● **Dataset extract**:
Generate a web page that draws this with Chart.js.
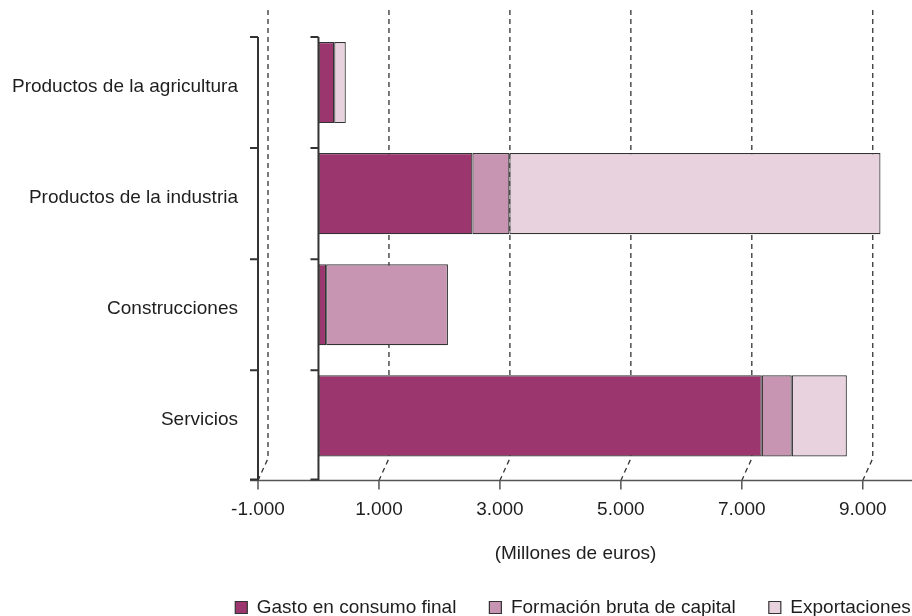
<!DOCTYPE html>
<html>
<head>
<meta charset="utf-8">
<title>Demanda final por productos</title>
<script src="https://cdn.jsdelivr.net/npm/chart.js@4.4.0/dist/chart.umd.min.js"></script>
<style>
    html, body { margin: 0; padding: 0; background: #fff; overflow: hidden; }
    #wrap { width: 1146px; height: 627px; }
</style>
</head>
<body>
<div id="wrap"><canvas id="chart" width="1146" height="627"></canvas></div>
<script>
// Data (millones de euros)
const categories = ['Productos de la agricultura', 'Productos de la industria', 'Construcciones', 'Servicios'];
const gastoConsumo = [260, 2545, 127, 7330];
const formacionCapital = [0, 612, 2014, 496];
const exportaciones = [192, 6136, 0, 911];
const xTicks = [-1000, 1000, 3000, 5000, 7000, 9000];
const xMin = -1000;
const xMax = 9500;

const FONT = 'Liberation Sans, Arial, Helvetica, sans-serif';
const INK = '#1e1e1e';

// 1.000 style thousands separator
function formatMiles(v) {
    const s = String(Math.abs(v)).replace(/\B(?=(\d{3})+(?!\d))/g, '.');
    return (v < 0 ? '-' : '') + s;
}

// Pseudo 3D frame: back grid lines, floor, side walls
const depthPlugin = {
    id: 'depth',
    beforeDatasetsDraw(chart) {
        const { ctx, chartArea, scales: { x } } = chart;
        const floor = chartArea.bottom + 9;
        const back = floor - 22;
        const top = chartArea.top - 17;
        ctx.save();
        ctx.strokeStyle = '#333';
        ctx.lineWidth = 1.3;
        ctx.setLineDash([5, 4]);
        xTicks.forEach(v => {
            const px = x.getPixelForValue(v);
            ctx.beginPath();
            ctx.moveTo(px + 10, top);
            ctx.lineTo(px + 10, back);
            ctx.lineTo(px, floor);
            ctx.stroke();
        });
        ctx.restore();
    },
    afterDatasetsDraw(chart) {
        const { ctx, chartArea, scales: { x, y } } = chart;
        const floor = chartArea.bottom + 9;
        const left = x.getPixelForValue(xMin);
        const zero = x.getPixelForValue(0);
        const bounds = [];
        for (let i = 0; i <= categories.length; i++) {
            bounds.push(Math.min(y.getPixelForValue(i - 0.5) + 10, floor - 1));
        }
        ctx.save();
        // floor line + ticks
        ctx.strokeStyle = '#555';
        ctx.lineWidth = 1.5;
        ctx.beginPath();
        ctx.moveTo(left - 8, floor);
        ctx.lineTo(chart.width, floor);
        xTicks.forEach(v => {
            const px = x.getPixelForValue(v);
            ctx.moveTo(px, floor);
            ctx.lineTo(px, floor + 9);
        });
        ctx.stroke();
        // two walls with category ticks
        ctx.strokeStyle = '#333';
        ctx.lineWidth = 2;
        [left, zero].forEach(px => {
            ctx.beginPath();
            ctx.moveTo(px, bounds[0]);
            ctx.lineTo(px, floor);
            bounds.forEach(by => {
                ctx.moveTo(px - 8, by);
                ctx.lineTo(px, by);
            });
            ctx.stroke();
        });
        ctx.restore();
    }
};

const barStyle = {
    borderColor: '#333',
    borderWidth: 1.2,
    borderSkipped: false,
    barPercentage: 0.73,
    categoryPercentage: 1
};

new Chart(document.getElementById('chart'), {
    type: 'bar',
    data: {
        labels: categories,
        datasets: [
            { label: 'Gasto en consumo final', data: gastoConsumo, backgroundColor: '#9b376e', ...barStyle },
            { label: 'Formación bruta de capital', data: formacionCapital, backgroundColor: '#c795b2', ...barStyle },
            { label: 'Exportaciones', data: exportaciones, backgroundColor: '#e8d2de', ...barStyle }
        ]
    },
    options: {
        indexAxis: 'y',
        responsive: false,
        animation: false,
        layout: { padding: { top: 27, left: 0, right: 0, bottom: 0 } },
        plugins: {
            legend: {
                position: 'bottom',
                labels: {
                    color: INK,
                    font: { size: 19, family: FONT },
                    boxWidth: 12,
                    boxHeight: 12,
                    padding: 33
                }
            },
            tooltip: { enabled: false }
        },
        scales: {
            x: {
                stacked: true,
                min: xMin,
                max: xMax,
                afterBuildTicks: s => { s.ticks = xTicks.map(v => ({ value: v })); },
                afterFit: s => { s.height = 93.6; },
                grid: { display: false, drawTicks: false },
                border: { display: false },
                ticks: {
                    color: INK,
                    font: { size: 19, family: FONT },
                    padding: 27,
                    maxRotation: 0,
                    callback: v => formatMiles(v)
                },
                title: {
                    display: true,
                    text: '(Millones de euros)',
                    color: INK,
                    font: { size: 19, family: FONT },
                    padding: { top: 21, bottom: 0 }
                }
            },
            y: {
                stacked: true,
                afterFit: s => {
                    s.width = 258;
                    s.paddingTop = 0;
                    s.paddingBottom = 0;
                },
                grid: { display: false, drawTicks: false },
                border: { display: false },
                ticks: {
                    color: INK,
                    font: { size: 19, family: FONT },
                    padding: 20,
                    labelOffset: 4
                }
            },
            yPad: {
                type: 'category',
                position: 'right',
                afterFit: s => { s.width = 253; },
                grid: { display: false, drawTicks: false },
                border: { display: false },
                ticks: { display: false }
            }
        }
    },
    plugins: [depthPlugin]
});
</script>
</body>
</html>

● **Exercise**: Omit every picture while copying the listing above exactly.

● **Written response**:
Generate a web page that draws this with Chart.js.
<!DOCTYPE html>
<html>
<head>
<meta charset="utf-8">
<title>Demanda final por productos</title>
<script src="https://cdn.jsdelivr.net/npm/chart.js@4.4.0/dist/chart.umd.min.js"></script>
<style>
    html, body { margin: 0; padding: 0; background: #fff; overflow: hidden; }
    #wrap { width: 1146px; height: 627px; }
</style>
</head>
<body>
<div id="wrap"><canvas id="chart" width="1146" height="627"></canvas></div>
<script>
// Data (millones de euros)
const categories = ['Productos de la agricultura', 'Productos de la industria', 'Construcciones', 'Servicios'];
const gastoConsumo = [260, 2545, 127, 7330];
const formacionCapital = [0, 612, 2014, 496];
const exportaciones = [192, 6136, 0, 911];
const xTicks = [-1000, 1000, 3000, 5000, 7000, 9000];
const xMin = -1000;
const xMax = 9500;

const FONT = 'Liberation Sans, Arial, Helvetica, sans-serif';
const INK = '#1e1e1e';

// 1.000 style thousands separator
function formatMiles(v) {
    const s = String(Math.abs(v)).replace(/\B(?=(\d{3})+(?!\d))/g, '.');
    return (v < 0 ? '-' : '') + s;
}

// Pseudo 3D frame: back grid lines, floor, side walls
const depthPlugin = {
    id: 'depth',
    beforeDatasetsDraw(chart) {
        const { ctx, chartArea, scales: { x } } = chart;
        const floor = chartArea.bottom + 9;
        const back = floor - 22;
        const top = chartArea.top - 17;
        ctx.save();
        ctx.strokeStyle = '#333';
        ctx.lineWidth = 1.3;
        ctx.setLineDash([5, 4]);
        xTicks.forEach(v => {
            const px = x.getPixelForValue(v);
            ctx.beginPath();
            ctx.moveTo(px + 10, top);
            ctx.lineTo(px + 10, back);
            ctx.lineTo(px, floor);
            ctx.stroke();
        });
        ctx.restore();
    },
    afterDatasetsDraw(chart) {
        const { ctx, chartArea, scales: { x, y } } = chart;
        const floor = chartArea.bottom + 9;
        const left = x.getPixelForValue(xMin);
        const zero = x.getPixelForValue(0);
        const bounds = [];
        for (let i = 0; i <= categories.length; i++) {
            bounds.push(Math.min(y.getPixelForValue(i - 0.5) + 10, floor - 1));
        }
        ctx.save();
        // floor line + ticks
        ctx.strokeStyle = '#555';
        ctx.lineWidth = 1.5;
        ctx.beginPath();
        ctx.moveTo(left - 8, floor);
        ctx.lineTo(chart.width, floor);
        xTicks.forEach(v => {
            const px = x.getPixelForValue(v);
            ctx.moveTo(px, floor);
            ctx.lineTo(px, floor + 9);
        });
        ctx.stroke();
        // two walls with category ticks
        ctx.strokeStyle = '#333';
        ctx.lineWidth = 2;
        [left, zero].forEach(px => {
            ctx.beginPath();
            ctx.moveTo(px, bounds[0]);
            ctx.lineTo(px, floor);
            bounds.forEach(by => {
                ctx.moveTo(px - 8, by);
                ctx.lineTo(px, by);
            });
            ctx.stroke();
        });
        ctx.restore();
    }
};

const barStyle = {
    borderColor: '#333',
    borderWidth: 1.2,
    borderSkipped: false,
    barPercentage: 0.73,
    categoryPercentage: 1
};

new Chart(document.getElementById('chart'), {
    type: 'bar',
    data: {
        labels: categories,
        datasets: [
            { label: 'Gasto en consumo final', data: gastoConsumo, backgroundColor: '#9b376e', ...barStyle },
            { label: 'Formación bruta de capital', data: formacionCapital, backgroundColor: '#c795b2', ...barStyle },
            { label: 'Exportaciones', data: exportaciones, backgroundColor: '#e8d2de', ...barStyle }
        ]
    },
    options: {
        indexAxis: 'y',
        responsive: false,
        animation: false,
        layout: { padding: { top: 27, left: 0, right: 0, bottom: 0 } },
        plugins: {
            legend: {
                position: 'bottom',
                labels: {
                    color: INK,
                    font: { size: 19, family: FONT },
                    boxWidth: 12,
                    boxHeight: 12,
                    padding: 33
                }
            },
            tooltip: { enabled: false }
        },
        scales: {
            x: {
                stacked: true,
                min: xMin,
                max: xMax,
                afterBuildTicks: s => { s.ticks = xTicks.map(v => ({ value: v })); },
                afterFit: s => { s.height = 93.6; },
                grid: { display: false, drawTicks: false },
                border: { display: false },
                ticks: {
                    color: INK,
                    font: { size: 19, family: FONT },
                    padding: 27,
                    maxRotation: 0,
                    callback: v => formatMiles(v)
                },
                title: {
                    display: true,
                    text: '(Millones de euros)',
                    color: INK,
                    font: { size: 19, family: FONT },
                    padding: { top: 21, bottom: 0 }
                }
            },
            y: {
                stacked: true,
                afterFit: s => {
                    s.width = 258;
                    s.paddingTop = 0;
                    s.paddingBottom = 0;
                },
                grid: { display: false, drawTicks: false },
                border: { display: false },
                ticks: {
                    color: INK,
                    font: { size: 19, family: FONT },
                    padding: 20,
                    labelOffset: 4
                }
            },
            yPad: {
                type: 'category',
                position: 'right',
                afterFit: s => { s.width = 253; },
                grid: { display: false, drawTicks: false },
                border: { display: false },
                ticks: { display: false }
            }
        }
    },
    plugins: [depthPlugin]
});
</script>
</body>
</html>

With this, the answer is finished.